Silicon carbide (SiC) ceramics have been fabricated by hot‐pressing and subsequent annealing under pressure with aluminum nitride (AlN) and rare‐earth oxides (Y2O3, Er2O3, and Yb2O3) as sintering additives. The oxidation behavior of the SiC ceramics in air was characterized and compared with that of the SiC ceramics with yttrium–aluminum–garnet (YAG) and Al2O3–Y2O3–CaO (AYC). All SiC ceramics investigated herein showed a parabolic weight gain with oxidation time at 1400°C. The SiC ceramics sintered with AlN and rare‐earth oxides showed superior oxidation resistance to those with YAG and Al2O3–Y2O3–CaO. SiC ceramics with AlN and Yb2O3 showed the best oxidation resistance of 0.4748 mg/cm2 after oxidation at 1400°C for 192 h.
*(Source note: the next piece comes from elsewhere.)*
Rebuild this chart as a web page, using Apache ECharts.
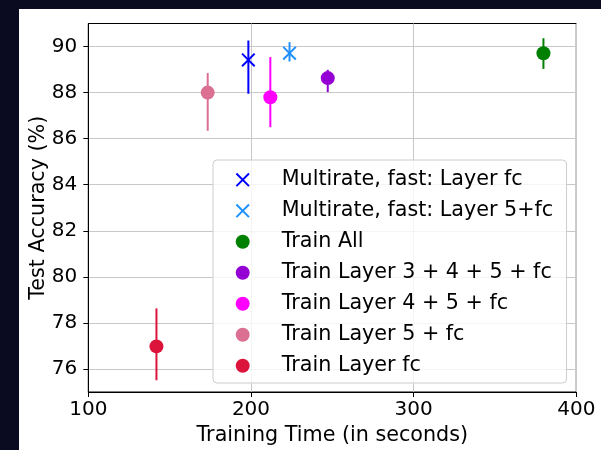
<!DOCTYPE html>
<html>
<head>
<meta charset="utf-8">
<script src="https://cdn.jsdelivr.net/npm/echarts@6/dist/echarts.min.js"></script>
<style>
  html, body { margin: 0; padding: 0; background: #0a0b21; width: 601px; height: 450px; overflow: hidden; }
  #chart { position: absolute; left: 19px; top: 9px; width: 582px; height: 441px; background: #ffffff; }
</style>
</head>
<body>
<div id="chart"></div>
<script>
// ---- data ----
const seriesNames = [
  'Multirate, fast: Layer fc',
  'Multirate, fast: Layer 5+fc',
  'Train All',
  'Train Layer 3 + 4 + 5 + fc',
  'Train Layer 4 + 5 + fc',
  'Train Layer 5 + fc',
  'Train Layer fc'
];
const trainingTime = [198.4, 223.7, 379.8, 247.2, 211.9, 173.4, 141.9];
const testAccuracy = [89.42, 89.71, 89.71, 88.63, 87.80, 88.00, 76.98];
const accuracyLow  = [87.95, 89.35, 89.03, 88.02, 86.50, 86.34, 75.51];
const accuracyHigh = [90.26, 90.19, 90.36, 88.99, 89.54, 88.85, 78.63];
const markerKinds  = ['x', 'x', 'o', 'o', 'o', 'o', 'o'];
const colors = ['#0000ff', '#1e90ff', '#008000', '#9400d3', '#ff00ff', '#db7093', '#dc143c'];
const xTicks = [100, 200, 300, 400];
const yTicks = [76, 78, 80, 82, 84, 86, 88, 90];

const FONT = 'DejaVu Sans';
const TXT = 20.7;
const TICK = 20;
const X_PATH = 'path://M0,1.4L1.4,0L14,12.6L12.6,14Z M12.6,0L14,1.4L1.4,14L0,12.6Z';

const series = [];
seriesNames.forEach((name, i) => {
  series.push({
    name: name + ' err',
    type: 'custom',
    z: 2,
    silent: true,
    data: [[trainingTime[i], accuracyLow[i], accuracyHigh[i]]],
    encode: { x: 0, y: [1, 2] },
    renderItem: function (params, api) {
      const p1 = api.coord([api.value(0), api.value(1)]);
      const p2 = api.coord([api.value(0), api.value(2)]);
      return {
        type: 'line',
        shape: { x1: p1[0], y1: p1[1], x2: p2[0], y2: p2[1] },
        style: { stroke: colors[i], lineWidth: 2 }
      };
    }
  });
  series.push({
    name: name,
    type: 'scatter',
    z: 3,
    symbol: markerKinds[i] === 'x' ? X_PATH : 'circle',
    symbolKeepAspect: true,
    symbolSize: 14,
    itemStyle: { color: colors[i], opacity: 1 },
    data: [[trainingTime[i], testAccuracy[i]]]
  });
});

const chart = echarts.init(document.getElementById('chart'), null, { renderer: 'canvas' });
chart.setOption({
  backgroundColor: '#ffffff',
  animation: false,
  grid: {
    left: 69.3, top: 14.5, right: 24.7, bottom: 58,
    show: true, borderColor: '#000000', borderWidth: 1,
    outerBoundsMode: 'none'
  },
  xAxis: {
    type: 'value',
    min: xTicks[0], max: xTicks[xTicks.length - 1], interval: 100,
    name: 'Training Time (in seconds)',
    nameLocation: 'middle', nameGap: 33, nameMoveOverlap: false,
    nameTextStyle: { fontFamily: FONT, fontSize: TXT, color: '#000' },
    axisLine: { show: true, lineStyle: { color: '#000', width: 1 } },
    axisTick: { show: true, length: 5, lineStyle: { color: '#000', width: 1 } },
    axisLabel: { margin: 8, fontFamily: FONT, fontSize: TICK, color: '#000' },
    splitLine: { show: true, lineStyle: { color: '#c8c8c8', width: 1 } }
  },
  yAxis: {
    type: 'value',
    min: 75, max: 91,
    name: 'Test Accuracy (%)',
    nameLocation: 'middle', nameGap: 39, nameMoveOverlap: false,
    nameTextStyle: { fontFamily: FONT, fontSize: TXT, color: '#000' },
    axisLine: { show: true, lineStyle: { color: '#000', width: 1 } },
    axisTick: { show: true, length: 5, lineStyle: { color: '#000', width: 1 }, customValues: yTicks },
    axisLabel: { margin: 11, fontFamily: FONT, fontSize: TICK, color: '#000', customValues: yTicks },
    splitLine: { show: true, lineStyle: { color: '#c8c8c8', width: 1 } }
  },
  legend: {
    orient: 'vertical',
    left: 194, top: 151,
    data: seriesNames,
    itemWidth: 14, itemHeight: 14,
    itemGap: 10,
    padding: [9.3, 13.3, 6.7, 22.7],
    backgroundColor: 'rgba(255,255,255,0.8)',
    borderColor: '#cccccc', borderWidth: 1, borderRadius: 4,
    selectedMode: false,
    z: 6,
    textStyle: { fontFamily: FONT, fontSize: TXT, color: '#000', lineHeight: 20,
      width: 270, padding: [0, 0, 0, 27] }
  },
  series: series
});
</script>
</body>
</html>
The minimization of aluminum in the sintering additives was postulated as the prime factor contributing to the superior oxidation resistance of the resulting ceramics. A small cationic radius of rare‐earth oxides, dissolution of nitrogen to the intergranular glassy film, and formation of disilicate crystalline phase as an oxidation product could also contribute to the superior oxidation resistance.